After a day or so at sea, the Wilia fell prey to yet more mechanical problems and the vessel had to slow down for further repairs.  It was barely making headway.  The convoy and its destroyer escorts had no choice but to leave them behind.  The German U-boat menace was too great to put the whole convoy at risk for one old tramp steamer, albeit crammed with military refugees.

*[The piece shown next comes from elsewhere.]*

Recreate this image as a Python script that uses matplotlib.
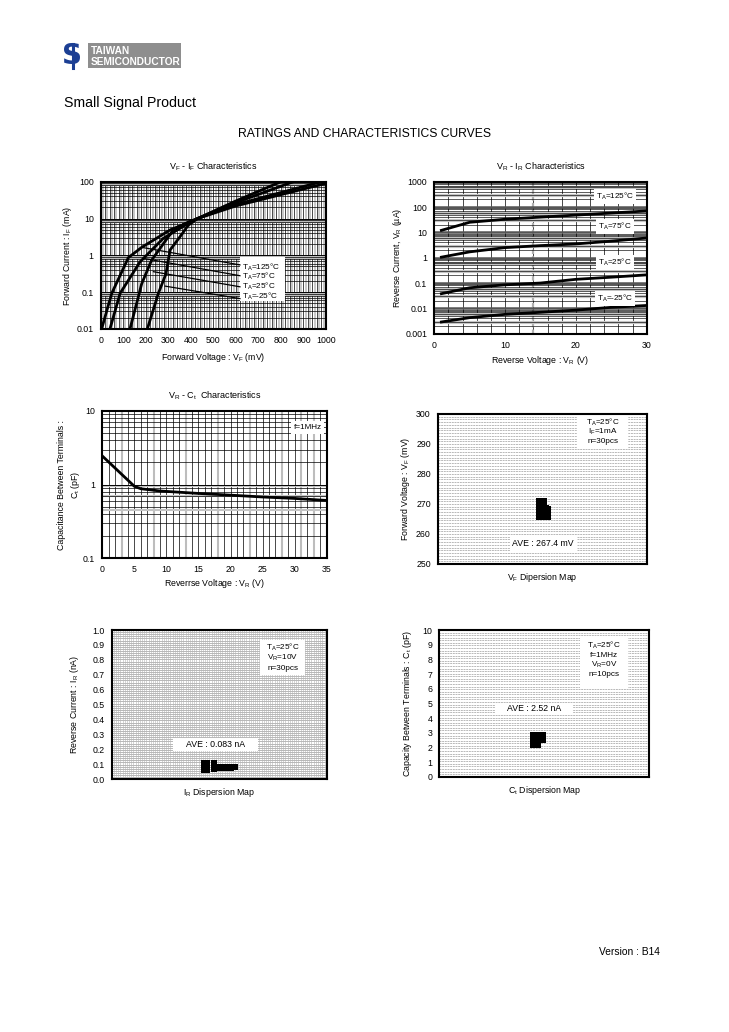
import numpy as np
import matplotlib
matplotlib.use('Agg')
import matplotlib.pyplot as plt
from matplotlib.patches import Rectangle
from matplotlib.lines import Line2D

plt.rcParams['font.family'] = ['Liberation Sans', 'DejaVu Sans']
plt.rcParams['mathtext.fontset'] = 'custom'
plt.rcParams['mathtext.rm'] = 'Liberation Sans'
plt.rcParams['mathtext.it'] = 'Liberation Sans:italic'
plt.rcParams['mathtext.bf'] = 'Liberation Sans:bold'

# ---------------- DATA ----------------
# VF - IF characteristics (mV, mA)
vf_125 = [4, 49, 123, 182, 308, 396, 430, 600, 800]
if_125 = [0.01, 0.093, 0.87, 1.65, 4.9, 8.1, 10, 30, 100]
vf_75 = [41, 86, 175, 278, 389, 430, 600, 855]
if_75 = [0.01, 0.093, 0.67, 2.9, 7.4, 10, 27, 100]
vf_25 = [130, 182, 226, 322, 389, 430, 600, 980]
if_25 = [0.01, 0.17, 0.74, 4.9, 8.0, 10, 24, 100]
vf_m25 = [207, 256, 290, 308, 352, 389, 430, 600, 1000]
if_m25 = [0.01, 0.093, 0.32, 1.4, 3.2, 6.6, 10, 22, 90]
vf_labels = ['125', '75', '25', '-25']
lead_start_v = [182, 189, 234, 286]
lead_start_i = [1.65, 0.83, 0.36, 0.146]
lead_end_v = [618, 618, 618, 618]
lead_end_i = [0.55, 0.28, 0.14, 0.067]
lead_text_i = [0.48, 0.26, 0.14, 0.075]

# VR - IR characteristics (V, uA)
ir_v = [1, 5, 10, 15, 20, 25, 30]
ir_125 = [12, 25, 33, 40, 48, 58, 70]
ir_75 = [1.05, 1.7, 2.5, 3.0, 3.5, 4.5, 6.0]
ir_25 = [0.038, 0.065, 0.085, 0.10, 0.14, 0.17, 0.21]
ir_m25 = [0.0029, 0.0043, 0.0058, 0.007, 0.0085, 0.011, 0.013]
ir_label_pos = [260, 17, 0.63, 0.025]

# VR - Ct characteristics (V, pF)
ct_v = [0, 5, 6, 9, 15, 20, 25, 30, 35]
ct_pf = [2.45, 0.95, 0.88, 0.82, 0.76, 0.72, 0.68, 0.65, 0.61]

# VF dispersion (30 pcs)
vfd_x = [0.487]*7 + [0.497]*7 + [0.507]*7 + [0.517]*4 + [0.527]*5
vfd_y = ([265.5, 266.5, 267.5, 268.5, 269.5, 270.5, 271.0]*3 +
         [265.5, 266.5, 267.5, 268.5] + [265.8, 266.4, 267.0, 267.6, 268.2])
# IR dispersion (30 pcs)
ird_x = ([0.43]*6 + [0.445]*6 + [0.475]*5 + [0.495]*3 + [0.51]*3 +
         [0.525]*2 + [0.545, 0.56, 0.575, 0.555, 0.565])
ird_y = ([0.06, 0.07, 0.08, 0.09, 0.10, 0.11]*2 + [0.07, 0.08, 0.09, 0.10, 0.11] +
         [0.075, 0.08, 0.085]*2 + [0.078, 0.082] + [0.08, 0.08, 0.08, 0.079, 0.081])
# Ct dispersion (10 pcs)
ctd_x = [0.452, 0.452, 0.452, 0.465, 0.465, 0.465, 0.48, 0.48, 0.49, 0.49]
ctd_y = [2.2, 2.5, 2.75, 2.2, 2.5, 2.75, 2.6, 2.78, 2.6, 2.78]

W, H = 729, 1032
fig = plt.figure(figsize=(W/100, H/100), dpi=100)

def pos(l, t, r, b):
    return [l/W, 1-b/H, (r-l)/W, (b-t)/H]

def ftext(x, y, s, **kw):
    fig.text(x/W, 1-y/H, s, **kw)

TS = 6.3
LS = 5.9
def style(ax):
    for sp in ax.spines.values():
        sp.set_linewidth(1.5)
        sp.set_zorder(5)
    ax.tick_params(length=0, labelsize=TS, pad=5)

def sub(a, b):
    return a + r'$_{\mathregular{' + b + r'}}$'

# ---------- Header ----------
fig.patches.append(Rectangle((87.7/W, 1-68/H), 93/W, 25/H, transform=fig.transFigure,
                             fc='#8e8e8e', ec='none'))
ftext(91, 50.5, 'TAIWAN', color='white', fontsize=7.3, fontweight='bold', va='center',
      family=['Liberation Sans Narrow', 'Liberation Sans'])
ftext(91, 62, 'SEMICONDUCTOR', color='white', fontsize=7.3, fontweight='bold', va='center',
      family=['Liberation Sans Narrow', 'Liberation Sans'])
ftext(72.5, 56, 'S', color='#1c3f94', fontsize=20, fontweight='bold', ha='center', va='center',
      family='DejaVu Sans')
fig.add_artist(Line2D([72.5/W, 72.5/W], [1-44/H, 1-68/H], color='#1c3f94', lw=2.2))
ftext(64, 103, 'Small Signal Product', fontsize=10.2, va='center')
ftext(364, 134, 'RATINGS AND CHARACTERISTICS CURVES', fontsize=8.7, ha='center', va='center')
ftext(660, 952, 'Version : B14', fontsize=7.4, ha='right', va='center')

def logminor(ax, decades, color='black', lw=0.5):
    for d in decades:
        for m in range(2, 10):
            ax.axhline(m*d, color=color, lw=lw, zorder=1)

# ---------- Plot 1: VF - IF ----------
ax1 = fig.add_axes(pos(100.7, 181.7, 326, 329))
ax1.set_yscale('log')
ax1.set_xlim(0, 1000); ax1.set_ylim(0.01, 100)
for v in range(10, 1000, 10):
    if v % 20 == 0:
        ax1.axvline(v, color='black', lw=0.5, zorder=1)
    else:
        ax1.axvline(v, color='#bdbdbd', lw=1.2, zorder=1)
for d in [0.01, 0.1, 1, 10]:
    ax1.axhline(0.88*d*10, color='#bdbdbd', lw=2.2, zorder=1)
logminor(ax1, [0.01, 0.1, 1, 10])
for d in [0.1, 1, 10]:
    ax1.axhline(d, color='black', lw=0.7, zorder=1)
for xs, ys in [(vf_125, if_125), (vf_75, if_75), (vf_25, if_25), (vf_m25, if_m25)]:
    ax1.plot(xs, ys, color='black', lw=2.0, zorder=3, solid_capstyle='round')
ax1.add_patch(Rectangle((618, 0.058), 199, 0.92-0.058, fc='white', ec='none', zorder=2))
for i in range(4):
    ax1.plot([lead_start_v[i], lead_end_v[i]], [lead_start_i[i], lead_end_i[i]],
             color='black', lw=0.9, zorder=3)
    ax1.text(625, lead_text_i[i], 'T$_{\\mathregular{A}}$=' + vf_labels[i] + '°C',
             fontsize=LS, va='center', zorder=4)
ax1.set_xticks(range(0, 1001, 100))
ax1.set_yticks([0.01, 0.1, 1, 10, 100])
ax1.set_yticklabels(['0.01', '0.1', '1', '10', '100'])
ax1.minorticks_off()
style(ax1)
ax1.set_title(sub('V', 'F') + ' - ' + sub('I', 'F') + ' Characteristics', fontsize=6.5, pad=9)
ax1.set_xlabel('Forward Voltage : ' + sub('V', 'F') + ' (mV)', fontsize=TS, labelpad=4)
ax1.set_ylabel('Forward Current : ' + sub('I', 'F') + ' (mA)', fontsize=TS, labelpad=2)

# ---------- Plot 2: VR - IR ----------
ax2 = fig.add_axes(pos(434.3, 181.7, 646.7, 333.7))
ax2.set_yscale('log')
ax2.set_xlim(0, 30); ax2.set_ylim(0.001, 1000)
for v in range(2, 30, 2):
    ax2.axvline(v, color='black', lw=0.5, zorder=1)
ax2.axvline(14, color='#b0b0b0', lw=1.6, ls=(0, (2, 1)), zorder=1)
for d in [0.001, 0.01, 0.1, 1, 10, 100]:
    ax2.axhline(3*d, color='#c4c4c4', lw=2.3, zorder=1)
    ax2.axhline(6*d, color='#c4c4c4', lw=2.3, zorder=1)
logminor(ax2, [0.001, 0.01, 0.1, 1, 10, 100], lw=0.45)
for d in [0.01, 0.1, 1, 10, 100]:
    ax2.axhline(d, color='#555555', lw=1.8, zorder=1)
for ys in [ir_125, ir_75, ir_25, ir_m25]:
    ax2.plot(ir_v, ys, color='black', lw=2.0, zorder=3)
for t, yv in zip(vf_labels, ir_label_pos):
    ax2.text(25.5, yv, 'T$_{\\mathregular{A}}$=' + t + '°C', fontsize=LS, ha='center', va='center',
             zorder=4, bbox=dict(fc='white', ec='none', pad=1.5))
ax2.set_xticks([0, 10, 20, 30])
ax2.set_yticks([0.001, 0.01, 0.1, 1, 10, 100, 1000])
ax2.set_yticklabels(['0.001', '0.01', '0.1', '1', '10', '100', '1000'])
ax2.minorticks_off()
style(ax2)
ax2.set_title(sub('V', 'R') + ' - ' + sub('I', 'R') + ' Characteristics', fontsize=6.5, pad=9)
ax2.set_xlabel('Reverse Voltage : ' + sub('V', 'R') + ' (V)', fontsize=TS, labelpad=3)
ax2.set_ylabel('Reverse Current, ' + sub('V', 'R') + ' (µA)', fontsize=TS, labelpad=1)

# ---------- Plot 3: VR - Ct ----------
ax3 = fig.add_axes(pos(102.3, 411, 326.7, 558.3))
ax3.set_yscale('log')
ax3.set_xlim(0, 35); ax3.set_ylim(0.1, 10)
for v in range(1, 35):
    if v % 5 == 3 or v == 31:
        ax3.axvline(v, color='#bdbdbd', lw=1.5, zorder=1)
    else:
        ax3.axvline(v, color='black', lw=0.5, zorder=1)
for yv in [0.45, 0.7, 0.95]:
    ax3.axhline(yv, color='#c4c4c4', lw=1.5, zorder=1)
logminor(ax3, [0.1, 1])
ax3.axhline(1, color='black', lw=0.7, zorder=1)
ax3.plot(ct_v, ct_pf, color='black', lw=2.0, zorder=3)
ax3.text(32.0, 6.0, 'f=1MHz', fontsize=LS, ha='center', va='center', zorder=4,
         bbox=dict(fc='white', ec='none', pad=2))
ax3.set_xticks(range(0, 36, 5))
ax3.set_yticks([0.1, 1, 10])
ax3.set_yticklabels(['0.1', '1', '10'])
ax3.minorticks_off()
style(ax3)
ax3.set_title(sub('V', 'R') + ' - ' + sub('C', 't') + '  Characteristics', fontsize=6.5, pad=9)
ax3.set_xlabel('Reverrse Voltage : ' + sub('V', 'R') + ' (V)', fontsize=TS, labelpad=2)
ax3.set_ylabel('Capacitance Between Terminals :\n' + sub('C', 't') + ' (pF)', fontsize=TS,
               labelpad=1, linespacing=1.25)

def disp_grid(ax, lo, hi, n, vert=0, dash=(0, (2.5, 1)), color='#a5a5a5'):
    for yv in np.linspace(lo, hi, n)[1:-1]:
        ax.axhline(yv, color=color, lw=0.55, ls=dash, zorder=1)
    if vert:
        for xv in np.linspace(0, 1, vert)[1:-1]:
            ax.axvline(xv, color='#b5b5b5', lw=0.4, zorder=1)

# ---------- Plot 4: VF dispersion ----------
ax4 = fig.add_axes(pos(437.7, 414, 646.7, 564))
ax4.set_xlim(0, 1); ax4.set_ylim(250, 300)
disp_grid(ax4, 250, 300, 56)
ax4.scatter(vfd_x, vfd_y, marker='s', s=22, color='black', zorder=3, linewidths=0)
ax4.add_patch(Rectangle((0.665, 288.8), 0.245, 10.9, fc='white', ec='none', zorder=2))
ax4.text(0.79, 297.1, 'T$_{\\mathregular{A}}$=25°C', fontsize=LS, ha='center', va='center', zorder=4)
ax4.text(0.79, 294.0, 'I$_{\\mathregular{F}}$=1mA', fontsize=LS, ha='center', va='center', zorder=4)
ax4.text(0.79, 290.9, 'n=30pcs', fontsize=LS, ha='center', va='center', zorder=4)
ax4.text(0.505, 256.7, 'AVE : 267.4 mV', fontsize=TS, ha='center', va='center', zorder=4,
         bbox=dict(fc='white', ec='none', pad=2))
ax4.set_xticks([])
ax4.set_yticks(range(250, 301, 10))
style(ax4)
ax4.set_xlabel(sub('V', 'F') + ' Dipersion Map', fontsize=TS, labelpad=5)
ax4.set_ylabel('Forward Voltage : ' + sub('V', 'F') + ' (mV)', fontsize=TS, labelpad=3)

# ---------- Plot 5: IR dispersion ----------
ax5 = fig.add_axes(pos(111.7, 630, 326.7, 779.3))
ax5.set_xlim(0, 1); ax5.set_ylim(0, 1)
disp_grid(ax5, 0, 1, 72, vert=100, dash='-')
ax5.scatter(ird_x, ird_y, marker='s', s=22, color='black', zorder=3, linewidths=0)
ax5.add_patch(Rectangle((0.69, 0.70), 0.21, 0.23, fc='white', ec='none', zorder=2))
ax5.text(0.795, 0.885, 'T$_{\\mathregular{A}}$=25°C', fontsize=LS, ha='center', va='center', zorder=4)
ax5.text(0.795, 0.815, 'V$_{\\mathregular{R}}$=10V', fontsize=LS, ha='center', va='center', zorder=4)
ax5.text(0.795, 0.745, 'n=30pcs', fontsize=LS, ha='center', va='center', zorder=4)
ax5.add_patch(Rectangle((0.287, 0.19), 0.395, 0.085, fc='white', ec='none', zorder=2))
ax5.text(0.485, 0.232, 'AVE : 0.083 nA', fontsize=TS, ha='center', va='center', zorder=4)
ax5.set_xticks([])
ax5.set_yticks(np.arange(0, 1.01, 0.1))
ax5.set_yticklabels(['%.1f' % v for v in np.arange(0, 1.01, 0.1)])
style(ax5)
ax5.set_xlabel(sub('I', 'R') + ' Dispersion Map', fontsize=TS, labelpad=5)
ax5.set_ylabel('Reverse Current : ' + sub('I', 'R') + ' (nA)', fontsize=TS, labelpad=8)

# ---------- Plot 6: Ct dispersion ----------
ax6 = fig.add_axes(pos(439.3, 630, 649.3, 776.7))
ax6.set_xlim(0, 1); ax6.set_ylim(0, 10)
disp_grid(ax6, 0, 10, 58)
ax6.scatter(ctd_x, ctd_y, marker='s', s=30, color='black', zorder=3, linewidths=0)
ax6.add_patch(Rectangle((0.67, 6.0), 0.23, 3.43, fc='white', ec='none', zorder=2))
for k, s in enumerate(['T$_{\\mathregular{A}}$=25°C', 'f=1MHz', 'V$_{\\mathregular{R}}$=0V', 'n=10pcs']):
    ax6.text(0.785, 8.95 - 0.66*k, s, fontsize=LS, ha='center', va='center', zorder=4)
ax6.add_patch(Rectangle((0.265, 4.27), 0.373, 0.75, fc='white', ec='none', zorder=2))
ax6.text(0.45, 4.64, 'AVE : 2.52 nA', fontsize=TS, ha='center', va='center', zorder=4)
ax6.set_xticks([])
ax6.set_yticks(range(0, 11))
style(ax6)
ax6.set_xlabel(sub('C', 't') + ' Dispersion Map', fontsize=TS, labelpad=5)
ax6.set_ylabel('Capacity Between Terminals : ' + sub('C', 't') + ' (pF)', fontsize=TS, labelpad=6)

fig.savefig('out.png', dpi=100)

The Poles had not come this far to turn around and limp into Lisbon in Portugal and meekly surrender to internment.  Portugal was a neutral country and England’s oldest ally, but the Government of the day was undeniably pro-German.  They unanimously decided to press on for England and maintained a speed of five knots, very little more than a brisk walking pace and only half its designed capability.  The sailors and engineers on board performed miracles and perpetually patched up the stricken vessel to keep it under way.

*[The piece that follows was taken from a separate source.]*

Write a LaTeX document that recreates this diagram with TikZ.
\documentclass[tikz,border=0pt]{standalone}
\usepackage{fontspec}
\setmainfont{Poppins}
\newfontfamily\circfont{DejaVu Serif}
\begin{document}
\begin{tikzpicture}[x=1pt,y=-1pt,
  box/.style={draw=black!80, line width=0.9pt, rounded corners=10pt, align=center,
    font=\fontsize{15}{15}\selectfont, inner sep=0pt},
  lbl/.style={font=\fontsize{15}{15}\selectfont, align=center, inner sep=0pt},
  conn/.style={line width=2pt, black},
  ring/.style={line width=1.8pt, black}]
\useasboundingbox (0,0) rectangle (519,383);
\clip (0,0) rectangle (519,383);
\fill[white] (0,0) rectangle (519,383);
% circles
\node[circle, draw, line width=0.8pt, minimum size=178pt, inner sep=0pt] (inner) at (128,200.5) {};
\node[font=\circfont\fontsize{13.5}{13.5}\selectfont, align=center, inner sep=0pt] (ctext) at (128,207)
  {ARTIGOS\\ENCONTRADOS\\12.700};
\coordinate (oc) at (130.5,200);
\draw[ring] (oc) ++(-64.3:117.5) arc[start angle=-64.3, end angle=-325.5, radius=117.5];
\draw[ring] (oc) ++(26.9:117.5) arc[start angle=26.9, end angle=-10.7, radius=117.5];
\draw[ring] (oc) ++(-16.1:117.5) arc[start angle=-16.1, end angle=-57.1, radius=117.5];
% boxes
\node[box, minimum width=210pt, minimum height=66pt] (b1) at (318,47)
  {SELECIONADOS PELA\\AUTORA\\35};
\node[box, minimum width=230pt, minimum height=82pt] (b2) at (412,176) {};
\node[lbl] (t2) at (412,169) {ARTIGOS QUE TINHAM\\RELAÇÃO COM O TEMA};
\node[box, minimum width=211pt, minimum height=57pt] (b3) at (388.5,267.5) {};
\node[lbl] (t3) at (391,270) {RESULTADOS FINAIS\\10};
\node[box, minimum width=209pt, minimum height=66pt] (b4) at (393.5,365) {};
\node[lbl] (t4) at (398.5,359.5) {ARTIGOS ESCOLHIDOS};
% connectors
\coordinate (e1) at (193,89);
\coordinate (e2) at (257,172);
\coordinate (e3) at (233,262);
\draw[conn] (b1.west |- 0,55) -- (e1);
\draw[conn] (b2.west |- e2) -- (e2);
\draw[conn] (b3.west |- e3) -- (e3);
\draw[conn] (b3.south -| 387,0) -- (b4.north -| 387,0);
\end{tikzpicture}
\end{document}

They must have had a guardian Angel as the Atlantic weather remained calm and they never knowingly encountered a U-boat.  In his account of the journey, Zygmunt’s son commented that they wouldn’t waste a torpedo on the Wilia but he was wrong because the human cargo was intrinsically of immense value to the war effort.  Besides which, there were many newly commissioned U-boat Captains who were desperate for a first kill – and there is no doubt that they had no qualms about attacking defenceless vessels and passenger ships.  It took them two weeks to make the relatively short journey to Liverpool.

When they entered St George’s Channel (the approach to the Irish Sea) they were spotted by a British Short Sunderland flying boat which first identified them and then advised them to stop immediately as they had entered a minefield intended for German naval shipping.  They had a long, anxious wait for a British tug to see them safely through the minefield.  They finally docked in Liverpool on 18th July 1940.  They had escaped and were free but the real danger had just begun as they were about to go into active combat.

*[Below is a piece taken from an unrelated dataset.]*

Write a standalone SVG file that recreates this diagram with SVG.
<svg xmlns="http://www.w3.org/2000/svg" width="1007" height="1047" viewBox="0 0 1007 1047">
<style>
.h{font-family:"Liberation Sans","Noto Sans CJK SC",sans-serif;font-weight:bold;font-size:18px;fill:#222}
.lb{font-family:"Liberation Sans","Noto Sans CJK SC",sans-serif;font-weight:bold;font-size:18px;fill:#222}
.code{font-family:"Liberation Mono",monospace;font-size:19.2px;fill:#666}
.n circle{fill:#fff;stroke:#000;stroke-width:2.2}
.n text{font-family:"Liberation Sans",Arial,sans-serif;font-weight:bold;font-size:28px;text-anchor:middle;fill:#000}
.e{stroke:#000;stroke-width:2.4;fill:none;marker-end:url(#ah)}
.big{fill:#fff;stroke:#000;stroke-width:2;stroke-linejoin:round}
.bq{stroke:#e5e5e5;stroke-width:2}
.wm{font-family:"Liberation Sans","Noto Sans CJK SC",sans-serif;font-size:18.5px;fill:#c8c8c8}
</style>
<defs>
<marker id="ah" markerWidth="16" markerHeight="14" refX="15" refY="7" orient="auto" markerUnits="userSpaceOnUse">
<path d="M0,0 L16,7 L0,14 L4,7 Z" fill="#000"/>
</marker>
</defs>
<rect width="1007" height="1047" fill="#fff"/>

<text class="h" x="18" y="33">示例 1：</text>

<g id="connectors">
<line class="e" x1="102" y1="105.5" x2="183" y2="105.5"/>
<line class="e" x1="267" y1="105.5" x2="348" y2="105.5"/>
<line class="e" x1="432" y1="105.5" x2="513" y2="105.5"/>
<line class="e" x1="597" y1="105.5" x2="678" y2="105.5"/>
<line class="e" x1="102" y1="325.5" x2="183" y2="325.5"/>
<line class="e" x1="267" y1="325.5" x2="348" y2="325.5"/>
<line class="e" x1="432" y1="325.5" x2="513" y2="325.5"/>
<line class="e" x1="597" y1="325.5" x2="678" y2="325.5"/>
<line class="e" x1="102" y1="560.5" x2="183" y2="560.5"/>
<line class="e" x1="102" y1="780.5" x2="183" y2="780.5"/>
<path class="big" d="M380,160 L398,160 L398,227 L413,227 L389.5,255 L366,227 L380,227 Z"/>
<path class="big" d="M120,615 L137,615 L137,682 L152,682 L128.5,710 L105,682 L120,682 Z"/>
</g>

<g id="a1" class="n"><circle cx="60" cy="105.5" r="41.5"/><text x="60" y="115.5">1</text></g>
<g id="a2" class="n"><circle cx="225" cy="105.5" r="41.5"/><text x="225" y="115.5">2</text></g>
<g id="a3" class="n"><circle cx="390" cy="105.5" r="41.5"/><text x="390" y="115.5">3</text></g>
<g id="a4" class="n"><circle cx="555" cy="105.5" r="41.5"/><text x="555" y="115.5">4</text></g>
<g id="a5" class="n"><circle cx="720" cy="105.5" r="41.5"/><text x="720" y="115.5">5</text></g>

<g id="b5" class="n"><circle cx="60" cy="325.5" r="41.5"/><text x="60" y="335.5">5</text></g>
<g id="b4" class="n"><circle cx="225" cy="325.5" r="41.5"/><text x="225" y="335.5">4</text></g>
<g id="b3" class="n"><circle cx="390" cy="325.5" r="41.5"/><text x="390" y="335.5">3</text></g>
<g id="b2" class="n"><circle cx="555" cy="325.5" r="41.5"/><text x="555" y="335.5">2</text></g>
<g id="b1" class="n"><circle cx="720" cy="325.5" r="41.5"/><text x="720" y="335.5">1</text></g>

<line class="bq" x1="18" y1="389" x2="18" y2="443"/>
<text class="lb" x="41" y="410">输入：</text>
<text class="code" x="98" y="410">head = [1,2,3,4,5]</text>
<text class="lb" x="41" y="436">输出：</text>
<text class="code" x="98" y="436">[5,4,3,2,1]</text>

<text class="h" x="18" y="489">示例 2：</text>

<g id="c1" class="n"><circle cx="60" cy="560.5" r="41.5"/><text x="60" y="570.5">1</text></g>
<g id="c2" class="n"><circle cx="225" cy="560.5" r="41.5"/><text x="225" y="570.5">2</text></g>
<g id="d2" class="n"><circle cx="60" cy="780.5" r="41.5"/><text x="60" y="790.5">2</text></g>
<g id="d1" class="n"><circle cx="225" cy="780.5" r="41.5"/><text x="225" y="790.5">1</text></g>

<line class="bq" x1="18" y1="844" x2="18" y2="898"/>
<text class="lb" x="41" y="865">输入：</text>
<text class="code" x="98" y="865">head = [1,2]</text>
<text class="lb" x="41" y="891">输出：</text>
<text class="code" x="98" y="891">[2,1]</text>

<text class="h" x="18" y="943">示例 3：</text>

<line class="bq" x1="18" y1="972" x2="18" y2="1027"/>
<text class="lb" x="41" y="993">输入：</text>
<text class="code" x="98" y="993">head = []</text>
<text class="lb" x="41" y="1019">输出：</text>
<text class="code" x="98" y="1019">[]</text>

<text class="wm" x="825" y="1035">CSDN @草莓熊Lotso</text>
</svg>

As a footnote, the Wilia was turned over to the Polish mercantile marine and served faithfully until 6th June 1944 – D Day, when it was taken out of service and two days later it was sunk, with other old vessels, off the French coast, near Arromanches.  They were to form a breakwater to protect Mulberry, a huge concrete harbour that was floated across the English Channel then sunk and filled with concrete to act as a landing point for men and munitions after the Normandy landings.  Years later the old vessel was refloated and cut up for scrap.

On 12th August 1942, the Polish 304 Squadron Wellington bomber HX384 (NZ-L) crashed into the sea off the coast of Wales.  On 21st September 1991, divers from the Llantrisant Sub-aqua Club found it and recovered artefacts from it.  A machine gun and a propeller were restored and are now in the Military Museum in Warsaw.  They were handed over on board the sailing vessel Iskra – the same one that originally accompanied the Wilia – when it docked in Newcastle upon Tyne (my home town!) during the Tall Ships Race, on 15th July 1993.

A remarkable end to a remarkable story.